Je reviens sur deux éléments que vous évoquez pour justifier nos réserves. D'abord la notion de « moyens inadaptés » ou de « moyens disproportionnés » invoqués pour justifier le recours par les collectivités aux dispositifs de dérogation nous paraît beaucoup trop vague, trop inconsistante et susceptible dès lors d'alimenter des contentieux sans fin qu'il incomberait fatalement à la justice administrative de trancher.
Nous comprenons mal, par ailleurs, qui au bout du compte est censé bénéficier de cette loi : son intitulé fait référence au « milieu rural », tandis qu'il n'en est nullement question dans le corps du texte. Il s'agit au demeurant d'un concept plus sociologique ou économique que juridique, mais pourquoi alors présenter la proposition de loi comme étant de nature à profiter aux seuls maires ruraux, alors qu'elle concerne en réalité l'ensemble des collectivités locales, urbaines comprises ? Il y a là, à notre sens, une ambiguïté certaine dont le droit, par principe, s'accommode mal.
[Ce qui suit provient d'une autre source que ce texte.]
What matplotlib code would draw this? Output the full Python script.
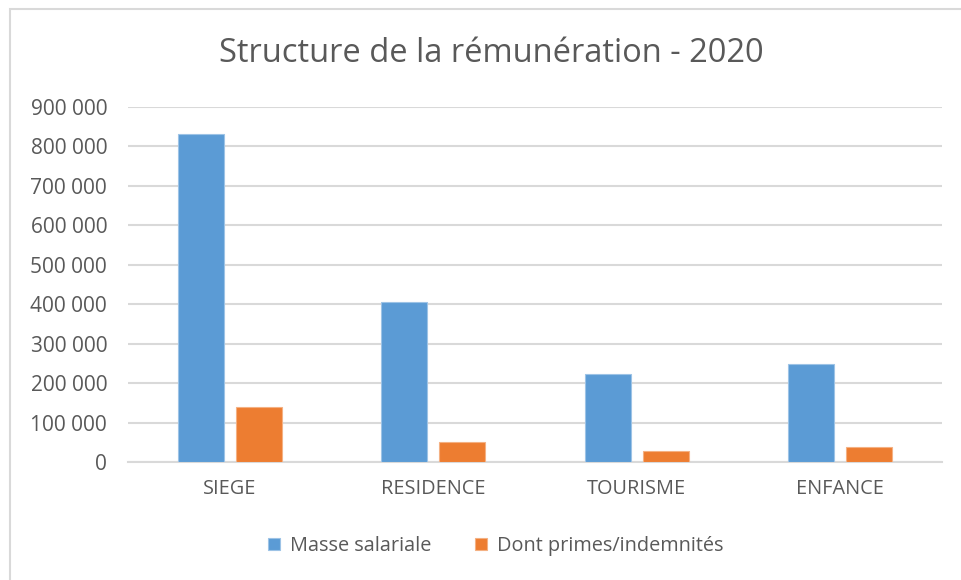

D'autre part, est-il réellement concevable d'octroyer, comme vous proposez de le faire, une faculté d'adaptation de la norme commune à l'ensemble des collectivités territoriales et aux personnes morales de droit public ? N'en résulterait-il pas, de manière mécanique, une dilution et un éclatement du pouvoir réglementaire proprement ingérables ? À ma connaissance – mais elle est peut-être lacunaire – aucun pays européen n'a emprunté cette voie. Le pouvoir normatif, généralement, est concédé à un seul échelon décentralisé, le plus souvent l'échelon régional.
Il faut également parler du risque d'inconstitutionnalité, et je regrette, comme je vous l'ai dit en commission, monsieur le rapporteur, que vous n'ayez pas pu ou pas voulu soumettre votre proposition de loi à l'examen du Conseil d'État, les délais ne le permettant sans doute pas. Cela étant, le Conseil d'État s'était déjà prononcé sur le texte du sénateur Doligé, qui défendait peu ou prou les mêmes orientations, et je n'ai donc guère besoin d'y revenir.
Je vois donc mal comment le Conseil constitutionnel pourrait se satisfaire de la remise en cause de l'application uniforme de la loi sur l'ensemble du territoire, en fonction des pressions locales dont le préfet pourrait faire l'objet ou des affinités qu'il pourrait tisser.
Si le diagnostic posé par cette proposition de loi est juste, le remède qu'elle entend imposer au malade n'a donc pas fait, loin s'en faut, la preuve de son efficacité curative, et l'autorisation de mise sur le marché semble très compromise…
Il ne s'agit évidemment pas pour autant de reporter le traitement d'un problème dont nous sommes tous conscients de la gravité. Le Gouvernement va travailler en ce sens. Dans le cadre des états généraux, le Président de la République a fait des annonces, que vous avez rappelées, madame la ministre. Sera bientôt lancé, sans doute au premier trimestre 2013, un chantier de la révision générale des normes. Il s'agira d'un chantier d'envergure, piloté par le Parlement ; d'abord par le Sénat puisque cela relève de ses prérogatives – nous pouvons parfois le regretter tout en acceptant un bicamérisme dans lequel nous avons le dernier mot –, puis l'Assemblée nationale et la commission des lois.
Bref, monsieur le rapporteur, vous posez un juste diagnostic mais esquissez des réponses qui ne nous agréent pas. Nous en appelons donc à votre patience. Nous connaissons votre constance : vous saurez tenir l'objectif, garder le cap et nous interroger au moment voulu, quand le Gouvernement vous proposera un texte s'efforçant de répondre aux questions que vous nous posez. Souffrez donc que, d'ici là, nous vous demandions d'accepter le fait que la commission a refusé votre texte. (Applaudissements sur les bancs des groupes SRC et écologiste.)